The bows above the flounce of the skirts are in satin stitch, and the impression of the flounce is given by lines of chain stitch. Almost all the visual weight of the dress is at the bottom, and the airy sprigging on the skirt allows the flowers to take some of the limelight.

Again the stitching is simple – fishbone stitch for the leaves, detached chain stitch and French knots for the flowers, and as almost all the threads were variegated, I got a lot of subtle – and not so subtle! – colour variation “for free” as it were.

I had already worked the Jacobean Fire Screen when I started work on the Peacock and the Lady, and was beginning to feel that I should do some more designing for myself. I will probably still use other designers’ work, because sometimes I want to concentrate on a particular thread or technique (as in the Tudor and Stuart Goldwork Masterclass) rather than the design. Besides, who knows what else I will find in the archives to write about!

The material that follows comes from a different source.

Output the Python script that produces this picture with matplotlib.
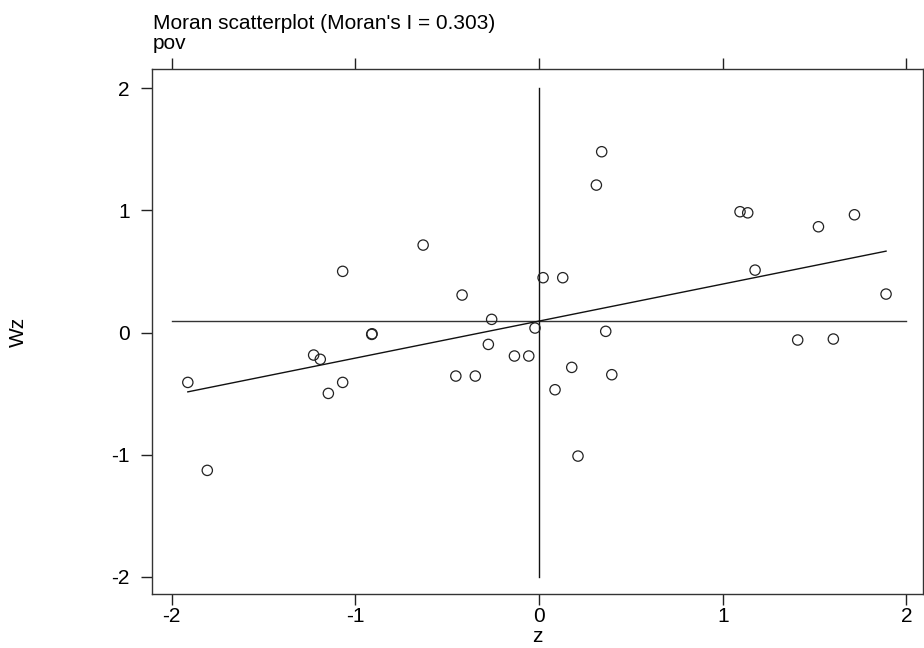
import matplotlib
matplotlib.use('Agg')
import matplotlib.pyplot as plt
import numpy as np

plt.rcParams['font.family'] = ['Liberation Sans', 'DejaVu Sans']

# standardized variable z and its spatial lag Wz
z = [-1.912, -1.806, -1.227, -1.191, -1.147, -1.069, -1.069, -0.911, -0.909,
     -0.631, -0.453, -0.347, -0.419, -0.258, -0.276, -0.134, -0.056, -0.022,
     0.022, 0.129, 0.312, 0.341, 0.363, 0.178, 0.396, 0.087, 0.212,
     1.094, 1.136, 1.521, 1.717, 1.176, 1.889, 1.408, 1.602]
wz = [-0.408, -1.128, -0.184, -0.219, -0.498, 0.501, -0.408, -0.015, -0.010,
      0.716, -0.356, -0.356, 0.307, 0.108, -0.097, -0.192, -0.192, 0.037,
      0.449, 0.449, 1.207, 1.480, 0.010, -0.285, -0.345, -0.468, -1.011,
      0.989, 0.980, 0.866, 0.964, 0.511, 0.315, -0.061, -0.053]

moran_i = 0.303
wz_mean = 0.094
ticks = [-2, -1, 0, 1, 2]

fig = plt.figure(figsize=(9.24, 6.48), dpi=100)
ax = fig.add_axes([0.1645, 0.0833, 0.8344, 0.810])

# reference lines at the means
ax.plot([-2, 2], [wz_mean, wz_mean], color='#333333', lw=1)
ax.plot([0, 0], [-2, 2], color='#111111', lw=1)

# fitted line over the data range
xs = np.array([min(z), max(z)])
ax.plot(xs, wz_mean + moran_i * xs, color='#111111', lw=1)

ax.scatter(z, wz, s=55, facecolors='none', edgecolors='#222222', linewidths=0.9, zorder=3)

ax.set_xlim(-2.107, 2.090)
ax.set_ylim(-2.14, 2.156)
ax.set_xticks(ticks)
ax.set_yticks(ticks)
ax.set_xticklabels(['-2', '-1', '0', '1', '2'])
ax.set_yticklabels(['-2', '-1', '0', '1', '2'])
ax.tick_params(axis='both', direction='out', length=8, width=1, labelsize=15, color='#222222')
ax.tick_params(axis='x', top=True, pad=1)
ax.tick_params(axis='y', pad=8)
for s in ax.spines.values():
    s.set_color('#333333')
    s.set_linewidth(1)

ax.set_xlabel('z', fontsize=15, labelpad=1)
ax.set_ylabel('Wz', fontsize=15, labelpad=60)

fig.text(0.1655, 0.956, "Moran scatterplot (Moran's I = %.3f)" % moran_i, fontsize=15, va='baseline')
fig.text(0.1655, 0.924, 'pov', fontsize=15, va='baseline')

plt.savefig('out.png', dpi=100)
plt.close()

The title of this post – for those who are scrabbling around in their memory – is the first line of “Silent Worship“, written by George Frederick Handel as an aria in his opera Tolomeo, but far more popular than anything else in it. Beware if you Google it – the last time I did so the first two links were for ringtones!

A Glamorous Peacock

The Peacock

The Peacock

I’ve only recently begun to design my embroideries entirely for myself. To begin with I took painted  canvases or transfers and worked them using a variety of stitches and thread combinations, depending on what I had to hand and what aspect of embroidery was catching my attention at the time.

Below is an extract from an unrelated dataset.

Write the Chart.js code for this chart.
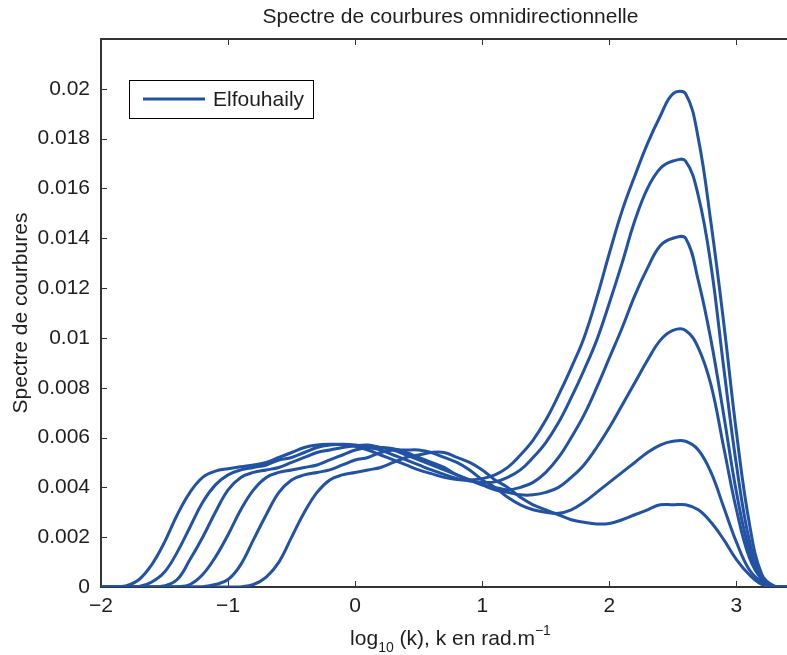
<!DOCTYPE html>
<html>
<head>
<meta charset="utf-8">
<script src="https://cdn.jsdelivr.net/npm/chart.js@4.4.1/dist/chart.umd.min.js"></script>
<style>
  html, body { margin: 0; padding: 0; background: #fff; overflow: hidden; }
  #wrap { width: 800px; height: 655px; }
</style>
</head>
<body>
<div id="wrap"><canvas id="chart" width="800" height="655"></canvas></div>
<script>
// --- data (log10 k -> curvature spectrum) ---
const logK = [
  -2.0, -1.9, -1.8, -1.7, -1.6, -1.5, -1.4, -1.3, -1.2, -1.1,
  -1.0, -0.9, -0.8, -0.7, -0.6, -0.5, -0.4, -0.3, -0.2, -0.1,
   0.0,  0.1,  0.2,  0.3,  0.4,  0.5,  0.6,  0.7,  0.8,  0.9,
   1.0,  1.1,  1.2,  1.3,  1.4,  1.5,  1.6,  1.7,  1.8,  1.9,
   2.0,  2.1,  2.2,  2.3,  2.4,  2.5,  2.6,  2.7,  2.8,  2.9,
   3.0,  3.1,  3.2,  3.3,  3.4,  3.5
];

const spec15 = [
  0, 0, 0.00005, 0.0003, 0.0009, 0.0018, 0.0029, 0.0038, 0.0044, 0.00465,
  0.00475, 0.00483, 0.0049, 0.0050, 0.0052, 0.0054, 0.0056, 0.0057, 0.00573, 0.00572,
  0.00565, 0.0055, 0.0053, 0.0051, 0.0049, 0.0047, 0.00455, 0.0044, 0.00432, 0.0043,
  0.00435, 0.0045, 0.0048, 0.0053, 0.0059, 0.0067, 0.0077, 0.0088, 0.0100, 0.0116,
  0.0134, 0.0151, 0.0165, 0.0178, 0.0189, 0.0198, 0.0198, 0.0180, 0.0146, 0.0106,
  0.0062, 0.0026, 0.0005, 0.00003, 0, 0
];
const spec13 = [
  0, 0, 0, 0.00002, 0.0002, 0.0006, 0.0014, 0.0024, 0.0034, 0.0041,
  0.0045, 0.0047, 0.0048, 0.0049, 0.0051, 0.0052, 0.0054, 0.0056, 0.0057, 0.00573,
  0.0057, 0.0056, 0.0055, 0.0053, 0.0051, 0.0049, 0.0047, 0.00452, 0.00436, 0.00425,
  0.0042, 0.00422, 0.0044, 0.0047, 0.0052, 0.0058, 0.0066, 0.0076, 0.0087, 0.0099,
  0.0114, 0.0130, 0.0147, 0.0160, 0.0168, 0.0171, 0.0171, 0.0157, 0.0129, 0.0088,
  0.0049, 0.0019, 0.0004, 0.00002, 0, 0
];
const spec11 = [
  0, 0, 0, 0, 0, 0.00005, 0.0003, 0.0011, 0.0020, 0.0030,
  0.0039, 0.0044, 0.0046, 0.0047, 0.0048, 0.0050, 0.0052, 0.0054, 0.0055, 0.0056,
  0.00567, 0.0057, 0.0056, 0.0055, 0.0053, 0.0051, 0.0049, 0.0047, 0.0045, 0.0043,
  0.0041, 0.0040, 0.0039, 0.0040, 0.0042, 0.0046, 0.0052, 0.0060, 0.0069, 0.0080,
  0.0092, 0.0104, 0.0117, 0.0128, 0.0137, 0.0140, 0.0140, 0.0123, 0.0099, 0.0069,
  0.0038, 0.0015, 0.0003, 0.00001, 0, 0
];
const spec9 = [
  0, 0, 0, 0, 0, 0, 0.00001, 0.0001, 0.0005, 0.0012,
  0.0021, 0.0031, 0.0039, 0.0044, 0.0046, 0.0047, 0.0048, 0.0049, 0.0051, 0.0053,
  0.0055, 0.0056, 0.0056, 0.00555, 0.0054, 0.0052, 0.0050, 0.0048, 0.0045, 0.0043,
  0.0041, 0.0039, 0.0038, 0.0037, 0.0037, 0.0038, 0.0040, 0.0044, 0.0049, 0.0056,
  0.0064, 0.0073, 0.0082, 0.0091, 0.0099, 0.0103, 0.0103, 0.0096, 0.0081, 0.0056,
  0.0031, 0.0012, 0.0003, 0.00001, 0, 0
];
const spec7 = [
  0, 0, 0, 0, 0, 0, 0, 0, 0.00001, 0.0001,
  0.0003, 0.0009, 0.0019, 0.0029, 0.0038, 0.0043, 0.0045, 0.0046, 0.0047, 0.0049,
  0.0051, 0.0052, 0.0054, 0.0055, 0.0055, 0.0055, 0.0054, 0.0052, 0.0050, 0.0047,
  0.0043, 0.0040, 0.0036, 0.0033, 0.0031, 0.0030, 0.00296, 0.0031, 0.0034, 0.0038,
  0.0042, 0.0046, 0.0050, 0.0054, 0.0057, 0.00585, 0.00585, 0.0055, 0.0046, 0.0032,
  0.0018, 0.0007, 0.0002, 0, 0, 0
];
const spec5 = [
  0, 0, 0, 0, 0, 0, 0, 0, 0, 0,
  0, 0.00001, 0.0001, 0.0004, 0.0010, 0.0020, 0.0030, 0.0038, 0.0043, 0.0045,
  0.0046, 0.0047, 0.0048, 0.0050, 0.0052, 0.0053, 0.0054, 0.0054, 0.0052, 0.0050,
  0.0047, 0.0043, 0.0040, 0.0036, 0.0033, 0.0031, 0.0029, 0.0027, 0.0026, 0.00253,
  0.00255, 0.0027, 0.0029, 0.0031, 0.0033, 0.0033, 0.0033, 0.0031, 0.0026, 0.0019,
  0.0011, 0.0005, 0.0001, 0, 0, 0
];

const seriesList = [spec15, spec13, spec11, spec9, spec7, spec5];
const seriesLabel = 'Elfouhaily';

const xTicks = [-2, -1, 0, 1, 2, 3];
const yTicks = [0, 0.002, 0.004, 0.006, 0.008, 0.01, 0.012, 0.014, 0.016, 0.018, 0.02];

const chartTitle = 'Spectre de courbures omnidirectionnelle';
const yTitle = 'Spectre de courbures';

const FONT = "'Liberation Sans', Arial, Helvetica, sans-serif";
const TEXT = '#1e1e1e';
const AXIS = '#333333';
const LINE = '#2152a3';

// frame + inward ticks, matlab style
const framePlugin = {
    id: 'frame',
    beforeDatasetsDraw(chart) {
        const { ctx, chartArea: a, scales: { x, y } } = chart;
        ctx.save();
        ctx.strokeStyle = AXIS;
        ctx.lineWidth = 1;
        ctx.beginPath();
        xTicks.forEach(v => {
            const px = Math.round(x.getPixelForValue(v)) + 0.5;
            ctx.moveTo(px, a.bottom); ctx.lineTo(px, a.bottom - 6);
            ctx.moveTo(px, a.top); ctx.lineTo(px, a.top + 6);
        });
        yTicks.forEach(v => {
            const py = Math.round(y.getPixelForValue(v)) + 0.5;
            ctx.moveTo(a.left, py); ctx.lineTo(a.left + 6, py);
        });
        ctx.stroke();

        ctx.lineWidth = 2;
        ctx.beginPath();
        ctx.moveTo(a.right + 2, a.top);
        ctx.lineTo(a.left, a.top);
        ctx.lineTo(a.left, a.bottom);
        ctx.lineTo(a.right + 2, a.bottom);
        ctx.stroke();
        ctx.restore();
    },
    afterDraw(chart) {
        const { ctx, chartArea: a } = chart;
        const cx = (a.left + a.right) / 2;
        ctx.save();
        ctx.fillStyle = TEXT;

        // title
        ctx.font = '21px ' + FONT;
        ctx.textAlign = 'center';
        ctx.textBaseline = 'alphabetic';
        ctx.fillText(chartTitle, cx, 23);

        // x axis label with sub/superscript
        const parts = [
            { t: 'log', size: 21, dy: 0 },
            { t: '10', size: 14, dy: 7 },
            { t: ' (k), k en rad.m', size: 21, dy: 0 },
            { t: '\u22121', size: 14, dy: -10 }
        ];
        let total = 0;
        parts.forEach(p => { ctx.font = p.size + 'px ' + FONT; p.w = ctx.measureText(p.t).width; total += p.w; });
        let xx = cx - total / 2;
        ctx.textAlign = 'left';
        const base = 645;
        parts.forEach(p => {
            ctx.font = p.size + 'px ' + FONT;
            ctx.fillText(p.t, xx, base + p.dy);
            xx += p.w;
        });

        // legend box
        const ds = chart.data.datasets[0];
        const lx = a.left + 28, ly = a.top + 41, lw = 184, lh = 38;
        ctx.fillStyle = '#fff';
        ctx.fillRect(lx, ly, lw, lh);
        ctx.strokeStyle = '#000';
        ctx.lineWidth = 1;
        ctx.strokeRect(lx + 0.5, ly + 0.5, lw, lh);
        ctx.strokeStyle = ds.borderColor;
        ctx.lineWidth = 3;
        ctx.beginPath();
        ctx.moveTo(lx + 14, ly + 19);
        ctx.lineTo(lx + 76, ly + 19);
        ctx.stroke();
        ctx.fillStyle = TEXT;
        ctx.font = '21px ' + FONT;
        ctx.textBaseline = 'middle';
        ctx.fillText(ds.label, lx + 84, ly + 20);
        ctx.restore();
    }
};

const datasets = seriesList.map(vals => ({
    label: seriesLabel,
    data: logK.map((k, i) => ({ x: k, y: vals[i] })),
    borderColor: LINE,
    borderWidth: 3,
    pointRadius: 0,
    fill: false,
    tension: 0.4,
    borderJoinStyle: 'round',
    borderCapStyle: 'round'
}));

new Chart(document.getElementById('chart').getContext('2d'), {
    type: 'line',
    data: { datasets },
    plugins: [framePlugin],
    options: {
        responsive: false,
        animation: false,
        devicePixelRatio: 1,
        events: [],
        layout: { padding: { top: 39, left: 0, right: 0, bottom: 0 } },
        plugins: {
            legend: { display: false },
            title: { display: false },
            tooltip: { enabled: false }
        },
        scales: {
            x: {
                type: 'linear',
                min: -2, max: 3.5,
                afterBuildTicks: s => { s.ticks = xTicks.map(v => ({ value: v })); },
                afterFit: s => { s.height = 68; },
                grid: { display: false, drawTicks: false },
                border: { display: false },
                ticks: {
                    autoSkip: false, maxRotation: 0, padding: 7,
                    color: TEXT, font: { family: FONT, size: 21 },
                    callback: v => String(v).replace('-', '\u2212')
                }
            },
            y: {
                min: 0, max: 0.022,
                afterBuildTicks: s => { s.ticks = yTicks.map(v => ({ value: v })); },
                afterFit: s => { s.width = 101; },
                grid: { display: false, drawTicks: false },
                border: { display: false },
                ticks: {
                    autoSkip: false, padding: 11,
                    color: TEXT, font: { family: FONT, size: 21 },
                    callback: v => String(+Number(v).toFixed(3))
                },
                title: {
                    display: true, text: yTitle, color: TEXT,
                    font: { family: FONT, size: 21 },
                    padding: { top: 9, bottom: 0 }
                }
            }
        }
    }
});
</script>
</body>
</html>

I was attracted by this transfer of a peacock a long time ago, in fact I think I bought it when I was still a teenager. If I had paid attention to my whims I would have bought a good many canvases and transfers of peacocks over the years.  In fact there is a painted canvas that I didn’t buy that I now would, if I were to see it somewhere!

Peacock - Close Up

Peacock - Close Up

The fabric is a linen napkin, and the threads are a variety of silks bought when a needlework shop I worked in as a teenager closed. I got a very good discount, in gratitude for services rendered..

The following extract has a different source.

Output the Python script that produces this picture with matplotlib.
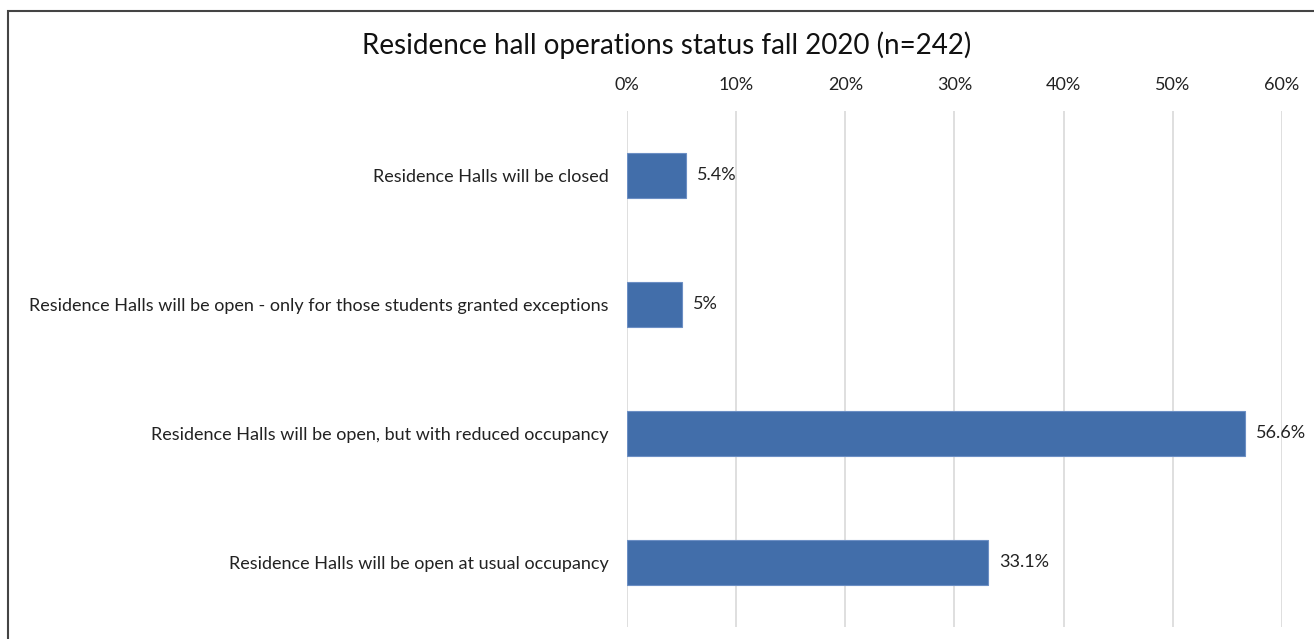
import matplotlib.pyplot as plt
from matplotlib.patches import Rectangle

plt.rcParams['font.family'] = ['Lato', 'DejaVu Sans']

categories = [
    "Residence Halls will be closed",
    "Residence Halls will be open - only for those students granted exceptions",
    "Residence Halls will be open, but with reduced occupancy",
    "Residence Halls will be open at usual occupancy",
]
values = [5.4, 5.0, 56.6, 33.1]
value_labels = ["5.4%", "5%", "56.6%", "33.1%"]
ticks = [0, 10, 20, 30, 40, 50, 60]

fig = plt.figure(figsize=(13.14, 6.39), dpi=100)
ax = fig.add_axes([0.4772, 0.0188, 0.4984, 0.8075])

y = list(range(len(categories)))
ax.barh(y, values, height=0.35, color="#426EAA", edgecolor="#6C8FC4", linewidth=0.8, zorder=3)
for yi, v, lab in zip(y, values, value_labels):
    ax.text(v + 1.0, yi, lab, va="center", ha="left", fontsize=13, color="#222222")

ax.set_ylim(len(categories) - 0.5, -0.5)
ax.set_xlim(0, 60)
ax.set_yticks(y)
ax.set_yticklabels(categories, fontsize=13, color="#222222")
ax.set_xticks(ticks)
ax.set_xticklabels([f"{t}%" for t in ticks], fontsize=13, color="#222222")
ax.xaxis.tick_top()
ax.tick_params(axis="both", length=0)
ax.tick_params(axis="y", pad=13)
ax.tick_params(axis="x", pad=13)
ax.grid(axis="x", color="#D9D9D9", linewidth=1.2, zorder=0)
for s in ax.spines.values():
    s.set_visible(False)

fig.text(0.507, 0.93, "Residence hall operations status fall 2020 (n=242)",
         ha="center", va="center", fontsize=20, color="#111111")

fig.patches.append(Rectangle((8 / 1314, -0.05), 1.1, 1 - 11 / 639 + 0.05,
                             transform=fig.transFigure, fill=False,
                             edgecolor="#444444", linewidth=1.5))

fig.savefig("out.png", dpi=100)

I didn’t actually get to begin stitching the Peacock until after I was married. He’s worked using chain stitch and heavy chain stitch, rows and rows and rows in blues and greens with a little purple in some of the eyes on his tail. I quite deliberately left some fragments unworked because it was beginning to feel rather congested, and although a peacock’s tail can look pretty bedraggled when it is closed, I wanted to bring to mind the glamour of the open tail and not the impediment of the closed one!

Gate - Close Up

Gate - Close Up

Now I look at the design again, it is worked almost entirely in chain stitch and chain stitch variations. The olive green tree is worked in twisted chain, with detached chain stitch leaves.

The brick work is outlined in ordinary chain stitch, and the arch includes cable chain stitch, which is one of my favourite surface embroidery stitches. It looks much harder than it really is, produces a line which is slightly more marked than ordinary chain stitch, and can be tweaked and ornamented with French Knots or simple seed stitches inside the links.

I tried to make as much use as possible of the variation of colour in some of the threads, so the work in this piece is done by the colour variation rather than by trying to make excessive use of stitch texture changes. It is now stretched and mounted over padding and framed without glass, so that the textures and colours have the best chance of being seen, and hangs in our spare room. Whether our guests notice it is altogether a different matter!

The Persian Fantasy Screen

Persian Fantasy Screen in The Needlewoman

Photo of the Persian Fantasy Screen in The Needlewoman

There was one project in those magazines that I positively ached to do, but it was a four fold screen inspired by the Rubayat of Omar Khayyam and Grandmama did not have all of the four magazines that it was in.   I resigned myself to looking wistfully at the picture, and got on with life – O-levels, A-levels, degree.

Then Grandmama died, and I inherited the black lacquer box. I tried to work out whether I could re-create the transfers I did not have from the photograph of the screen, but my skills with a pencil were not up to the task. And computers, in those days, did not have the fabulous range of image editing facilities now available at the click of a mouse.

Needlecraft magazine was launched. I subscribed promptly, and wrote to the Letters page, describing the panels, naming the issues, and asking, could anyone provide me, perhaps, with a photocopy of the missing stitch diagram? They could, and they did, but then of course I had to find some fabric.

Full Size Transfers of the Persian Fantasy Screen

Full Size Transfers of the Persian Fantasy Screen

I was still looking, when a rather bulky parcel arrived in the post, which changed the direction of my search. My correspondent had the actual transfers, but she had wanted to check with her daughter to see whether she wanted to stitch the screen before sending them off. Suddenly, instead of looking for a fine fabric to produce the panel at the size of the stitch diagram,  – much more excitingly – I was looking for a somewhat heavier, upholstery-type fabric..

I also had to gather my nerve. I’d seen the pictures and sketches in the magazine, but I hadn’t quite realised just how big those panels were – each one is about eighteen inches wide by five foot high!

I finally found some material, thanks entirely to a family friend who at that time owned a weaving mill in Lancashire. A loomstate cotton twill – so rather than having all the various bleaches and finishes applied, and the fabric shrunk to its’ finished state and difficult to embroider, it was perfect for playing with heavy ornamental threads, and the soft creamy colour would provide a pleasant and restful background.